General characteristics
- Displacement: 2884 tonneaux
- Tons burthen: 1500 port tonneaux
- Length: 55.2 m (181 ft)
- Beam: 14.1 m (46 ft)
- Draught: 6.9 m (23 ft)
- Armament: 74 guns
- Armour: Timber

= French ship Victoire (1770) =

Ship of the line of the French Navy

Victoire was a Bien-Aimé-class 74-gun ship of the line of the French Navy.

== Career ==
In July 1778, Victore departed Toulon, bound for the Mediterranean, in the context of the American Revolutionary War, under Captain d'Albert Saint Hippolyte. On 12 August, she captured the sloop HMS Industry, and on 28 August, the 10-gun Levant (?).

On 1 May 1779, Victoire took part in the capture of HMS Montreal, along with Bourgogne. The next day she confronted off Gibraltar.

British records largely agree.
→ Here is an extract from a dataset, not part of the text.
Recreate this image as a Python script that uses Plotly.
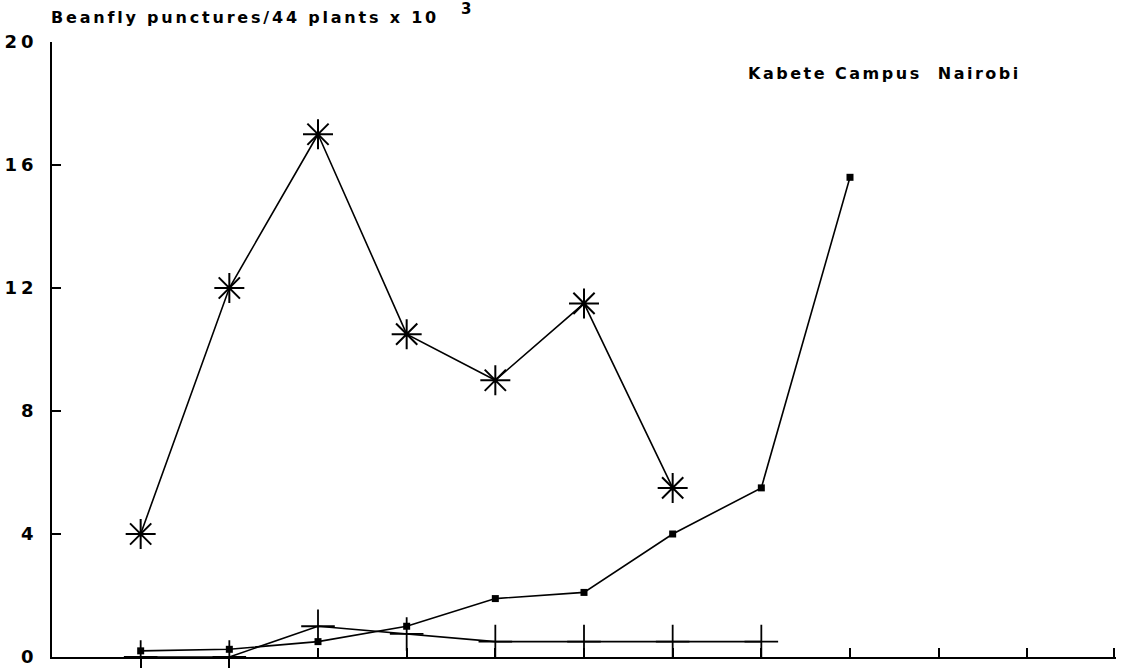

When Thetis and Montreal saw two large ships approaching under Dutch colours, they suspected that the strange ships were French and attempted to sail away. Thetis succeeded, but at 9p.m., Bourgogne and Victoire caught up with Montreal, came alongside, and ordered Douglas to send over a boat. Captain Douglas sent over Lieutenant John Douglas, whom the French ordered to Douglas to hail Montreal and instruct her to strike. Captain Douglas attempted to escape, but after the French had fired several broadsides into Montreal he struck.

Victoire took part in the Battle of Martinique and the Battle of the Chesapeake.

Victoire was eventually decommissioned in Brest in 1782, and broken up in 1792.